Money doesn't create jobs. No, it just provides the payroll, because few people work for free. Entrepreneurship is the driving force, but without land, labor and capital it is a pipe dream. So, unless there are savings no jobs will be created.

"Job creation" and business expansion are synonymous, so unless you contradicted yourself you might explain just where corporations or any businesses for that matter, get the money for "job creation". From households (a nice economic way of saying "individuals"), because households own every business in this country. Corporations may be legal entities, but they are all owned by individuals in the form of shares.

No one "saves" money for the sake of saving money and no one has said that they did. The foregoing of consumption is a pain in the rear. People do it for various reasons, including interest and returns on investment.

How many jobs did your household create?
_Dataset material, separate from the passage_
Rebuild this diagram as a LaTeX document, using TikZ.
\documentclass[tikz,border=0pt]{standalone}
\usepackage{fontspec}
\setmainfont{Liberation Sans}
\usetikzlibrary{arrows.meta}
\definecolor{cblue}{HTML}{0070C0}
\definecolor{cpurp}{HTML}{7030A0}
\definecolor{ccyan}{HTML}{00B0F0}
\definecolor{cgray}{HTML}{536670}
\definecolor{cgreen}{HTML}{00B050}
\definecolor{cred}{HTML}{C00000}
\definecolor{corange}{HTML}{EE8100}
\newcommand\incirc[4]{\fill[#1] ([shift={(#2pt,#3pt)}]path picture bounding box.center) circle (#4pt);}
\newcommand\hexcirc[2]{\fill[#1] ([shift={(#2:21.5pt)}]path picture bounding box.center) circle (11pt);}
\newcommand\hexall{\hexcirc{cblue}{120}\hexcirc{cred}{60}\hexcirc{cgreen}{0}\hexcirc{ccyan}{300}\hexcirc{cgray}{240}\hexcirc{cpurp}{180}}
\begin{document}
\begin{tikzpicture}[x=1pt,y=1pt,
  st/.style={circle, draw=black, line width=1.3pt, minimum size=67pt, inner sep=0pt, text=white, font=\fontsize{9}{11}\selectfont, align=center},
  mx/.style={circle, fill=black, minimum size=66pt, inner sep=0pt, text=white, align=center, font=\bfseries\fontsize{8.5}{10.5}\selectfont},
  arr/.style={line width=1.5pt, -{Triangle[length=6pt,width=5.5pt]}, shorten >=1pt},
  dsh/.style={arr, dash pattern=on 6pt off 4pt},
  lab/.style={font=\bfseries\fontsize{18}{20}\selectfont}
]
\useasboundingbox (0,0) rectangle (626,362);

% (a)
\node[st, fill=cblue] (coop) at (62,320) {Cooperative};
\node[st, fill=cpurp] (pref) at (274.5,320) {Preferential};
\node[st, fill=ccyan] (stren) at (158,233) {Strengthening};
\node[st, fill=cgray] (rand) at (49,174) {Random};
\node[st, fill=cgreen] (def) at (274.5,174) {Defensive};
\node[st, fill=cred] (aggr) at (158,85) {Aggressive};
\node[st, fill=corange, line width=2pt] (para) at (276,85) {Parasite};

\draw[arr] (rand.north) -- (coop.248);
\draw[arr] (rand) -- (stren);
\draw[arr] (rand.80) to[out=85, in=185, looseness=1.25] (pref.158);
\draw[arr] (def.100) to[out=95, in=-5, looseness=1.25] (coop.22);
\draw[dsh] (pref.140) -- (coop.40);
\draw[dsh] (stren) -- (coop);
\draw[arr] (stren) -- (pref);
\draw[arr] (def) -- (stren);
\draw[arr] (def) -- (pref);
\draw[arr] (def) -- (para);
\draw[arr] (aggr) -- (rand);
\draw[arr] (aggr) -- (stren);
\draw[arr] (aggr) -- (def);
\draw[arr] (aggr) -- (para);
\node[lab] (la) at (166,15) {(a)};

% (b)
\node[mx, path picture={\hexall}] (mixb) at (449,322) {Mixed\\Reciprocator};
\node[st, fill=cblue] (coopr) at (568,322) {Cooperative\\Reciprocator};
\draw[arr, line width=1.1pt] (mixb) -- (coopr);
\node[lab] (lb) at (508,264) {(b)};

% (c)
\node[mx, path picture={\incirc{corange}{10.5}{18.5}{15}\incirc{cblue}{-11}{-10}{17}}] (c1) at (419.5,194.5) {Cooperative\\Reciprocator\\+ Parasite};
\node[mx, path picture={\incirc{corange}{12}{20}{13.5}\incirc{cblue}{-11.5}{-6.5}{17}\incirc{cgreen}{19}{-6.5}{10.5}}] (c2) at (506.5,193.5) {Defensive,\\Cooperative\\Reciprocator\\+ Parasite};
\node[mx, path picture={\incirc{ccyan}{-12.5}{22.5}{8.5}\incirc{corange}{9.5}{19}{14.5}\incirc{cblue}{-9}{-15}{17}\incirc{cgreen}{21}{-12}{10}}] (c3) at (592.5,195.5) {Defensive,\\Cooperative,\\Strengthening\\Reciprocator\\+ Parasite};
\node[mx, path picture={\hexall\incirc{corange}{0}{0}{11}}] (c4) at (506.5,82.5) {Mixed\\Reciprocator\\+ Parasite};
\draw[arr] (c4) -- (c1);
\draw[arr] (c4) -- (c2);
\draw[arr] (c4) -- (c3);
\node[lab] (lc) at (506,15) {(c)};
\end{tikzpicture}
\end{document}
None of your business, but my savings which were invested helped corporations invest so that jobs could be created. Even if my savings had been placed in a savings account, that money would have been lent out to others. And the banking system uses a system which requires that it only keep a small percentage of deposits; it's called the "fractional reserve system." Yes, I did help create jobs last year.

Where does everone get the notion corporations have "job creation" in mind. Because the job of a corporation is to maximize return on investments for its shareholders either in the form of dividends or in corporate growth which increases the value of the shares held. Creating jobs is usually a necessity to make the best use of invested capital.

This is really pretty simple stuff. You simply need to understand that individuals are the real force in our economy and that businesses are the tools by which we work. So yes, people (households) create jobs by savings money and then using that as a capital investment. Hint: It's why we call it "capitalism."